The BOM file is provided in CSV format and is located in the REVxxxx folder. The distributor part number is given for Digi-Key. Users can simply upload the BOM file to Digi-Key and it will populate the cart automatically.


Most likely, there will be some out-of-stock parts in the BOM which are not available on Digi-Key. Users should first try to find alternative distributors which have stock. If there is a global shortage of the specific part, users will need to find suitable alternative parts. For help, create a GitHub Issue.

4. Assembling the AMDC

Finally, after obtaining the blank PCB and BOM, it’s time for assembly.

Most of the parts on the AMDC are surface mount devices (SMD). These can be assembled with common hot air reflow processes. The connectors and other through-hole techology (THT) parts should be soldered using a soldering iron.

Tips for 100-pin high-density connectors

The three 100-pin high-density connectors used to interface the PicoZed module to the AMDC are difficult to solder.

While the connectors can technically support hot-air reflow, without a very accurately controlled oven, the plastic melts. Instead, we have found good luck using a fine-tip soldering iron on each pin – do not use soldering paste since it tends to pool under the pins and is very hard to melt. Just use a spool of solder and carefully go over each pin individually, careful to ensure no shorts between pins.
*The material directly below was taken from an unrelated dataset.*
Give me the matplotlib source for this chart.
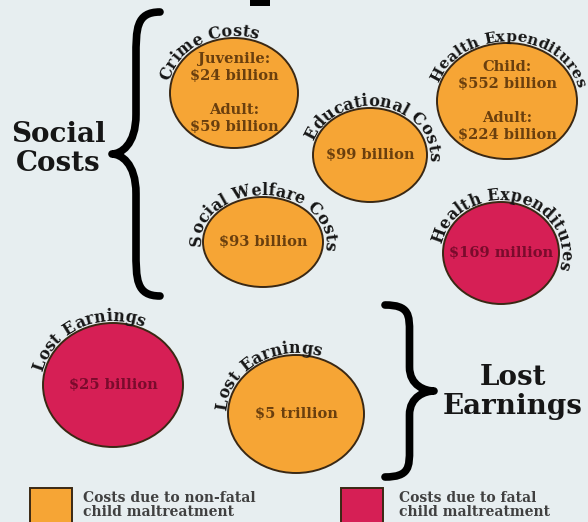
import numpy as np
import matplotlib
matplotlib.use('Agg')
import matplotlib.pyplot as plt
from matplotlib.patches import Ellipse, Rectangle, PathPatch
from matplotlib.path import Path
from matplotlib.font_manager import FontProperties, findfont, get_font

# ---- data ------------------------------------------------------------------
labels = ['Crime Costs', 'Educational Costs', 'Health Expenditures',
          'Social Welfare Costs', 'Health Expenditures',
          'Lost Earnings', 'Lost Earnings']
values = ['Juvenile:\n$24 billion\n\nAdult:\n$59 billion',
          '$99 billion',
          'Child:\n$552 billion\n\nAdult:\n$224 billion',
          '$93 billion',
          '$169 million',
          '$25 billion',
          '$5 trillion']
kinds = ['non-fatal', 'non-fatal', 'non-fatal', 'non-fatal',
         'fatal', 'fatal', 'non-fatal']
groups = ['Social\nCosts', 'Lost\nEarnings']
legend_labels = ['Costs due to non-fatal\nchild maltreatment',
                 'Costs due to fatal\nchild maltreatment']

# ---- layout (pixels, y down) -----------------------------------------------
centers = [(234, 93), (370, 155), (507, 101), (263, 242), (501, 253),
           (113, 385), (296, 414)]
radii = [(64, 55), (57, 47), (70, 58), (60, 45), (58, 51), (70, 62), (68, 59)]
arc_mid = [117, 80, 88, 88, 78, 115, 121]
arc_size = [11.5, 11.5, 11, 11.5, 11.5, 11.5, 11.5]

bg = '#e7eef0'
fill = {'non-fatal': '#f6a535', 'fatal': '#d61f55'}
ink = {'non-fatal': '#6a3f0e', 'fatal': '#7a0b2c'}
edge = '#3a2814'
SERIF = 'DejaVu Serif'

fig = plt.figure(figsize=(5.88, 5.22), dpi=100, facecolor=bg)
ax = fig.add_axes([0, 0, 1, 1])
ax.set_xlim(0, 588)
ax.set_ylim(522, 0)
ax.set_facecolor(bg)
ax.axis('off')


def arc_text(ax, s, cx, cy, a, b, mid, size):
    prop = FontProperties(family=SERIF, weight='bold', size=size)
    font = get_font(findfont(prop))
    font.set_size(size, 100)
    adv = np.array([font.load_char(ord(c)).linearHoriAdvance / 65536 for c in s])
    t = np.radians(np.linspace(mid + 180, mid - 180, 3601))
    x = cx + a * np.cos(t)
    y = cy - b * np.sin(t)
    L = np.concatenate([[0], np.cumsum(np.hypot(np.diff(x), np.diff(y)))])
    L -= L[1800]
    pos = np.cumsum(adv) - adv / 2 - adv.sum() / 2
    for c, p in zip(s, pos):
        ti = np.interp(p, L, t)
        rot = np.degrees(np.arctan2(-b * np.cos(ti), a * np.sin(ti)))
        ax.text(cx + a * np.cos(ti), cy - b * np.sin(ti), c, rotation=rot,
                rotation_mode='anchor', ha='center', va='baseline',
                fontproperties=prop, color='#161616')


def brace(ax, x_end, x_tip, y_top, y_bot, lw):
    h = y_bot - y_top
    ym = (y_top + y_bot) / 2
    xs = (x_end + x_tip) / 2
    xt = x_tip + (xs - x_tip) * 0.35
    verts = [(x_end, y_top), (xs, y_top), (xs, y_top + 0.06 * h), (xs, y_top + 0.16 * h),
             (xs, ym - 0.14 * h),
             (xs, ym - 0.03 * h), (xt, ym), (x_tip, ym),
             (xt, ym), (xs, ym + 0.03 * h), (xs, ym + 0.14 * h),
             (xs, y_bot - 0.16 * h),
             (xs, y_bot - 0.06 * h), (xs, y_bot), (x_end, y_bot)]
    codes = [Path.MOVETO, Path.CURVE4, Path.CURVE4, Path.CURVE4, Path.LINETO,
             Path.CURVE4, Path.CURVE4, Path.CURVE4, Path.CURVE4, Path.CURVE4,
             Path.CURVE4, Path.LINETO, Path.CURVE4, Path.CURVE4, Path.CURVE4]
    ax.add_patch(PathPatch(Path(verts, codes), fill=False, lw=lw,
                           edgecolor='black', capstyle='round', joinstyle='round'))


# bottom of a cut-off title letter at the very top edge
ax.add_patch(Rectangle((250, -2), 20, 8, facecolor='black', edgecolor='none'))

# bubbles
for lab, val, kind, (cx, cy), (rx, ry), mid, fs in zip(labels, values, kinds,
                                                        centers, radii, arc_mid,
                                                        arc_size):
    ax.add_patch(Ellipse((cx, cy), 2 * rx, 2 * ry, facecolor=fill[kind],
                         edgecolor=edge, lw=1.4))
    lines = val.split('\n')
    for i, ln in enumerate(lines):
        yy = cy + (i - (len(lines) - 1) / 2) * 17
        ax.text(cx, yy, ln, ha='center', va='center', family=SERIF,
                fontweight='bold', fontsize=10.5, color=ink[kind])
    arc_text(ax, lab, cx, cy, rx + 2, ry + 2, mid, fs)

# braces and group titles
brace(ax, 160, 112, 12, 296, 5.5)
brace(ax, 385, 434, 305, 477, 5.5)
ax.text(58, 149, groups[0], ha='center', va='center', family=SERIF,
        fontweight='bold', fontsize=20, color='#161616', linespacing=1.1)
ax.text(513, 392, groups[1], ha='center', va='center', family=SERIF,
        fontweight='bold', fontsize=20, color='#161616', linespacing=1.1)

# legend
for (x0, tx), kind, txt in zip([(30, 83), (341, 399)], ['non-fatal', 'fatal'],
                               legend_labels):
    ax.add_patch(Rectangle((x0, 488), 42, 40, facecolor=fill[kind],
                           edgecolor=edge, lw=1.4))
    ax.text(tx, 505, txt, ha='left', va='center', family=SERIF,
            fontweight='bold', fontsize=10, color='#404040', linespacing=1.05)

fig.savefig('out.png', dpi=100, facecolor=bg)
With lots of patience, the 100-pin connectors are actually not too bad and can be fairly easily soldered by hand.

Make sure to test for shorts before power up!


All PCB designs are created using Altium Designer, which is not open-source software. However, all design files and the “compiled” design output (i.e., gerbers, BOM, etc) are freely available. Users that do not have access to Alitum can use converter software to open the design files in other software – for example: KiCad and its free alitum2kicad tool.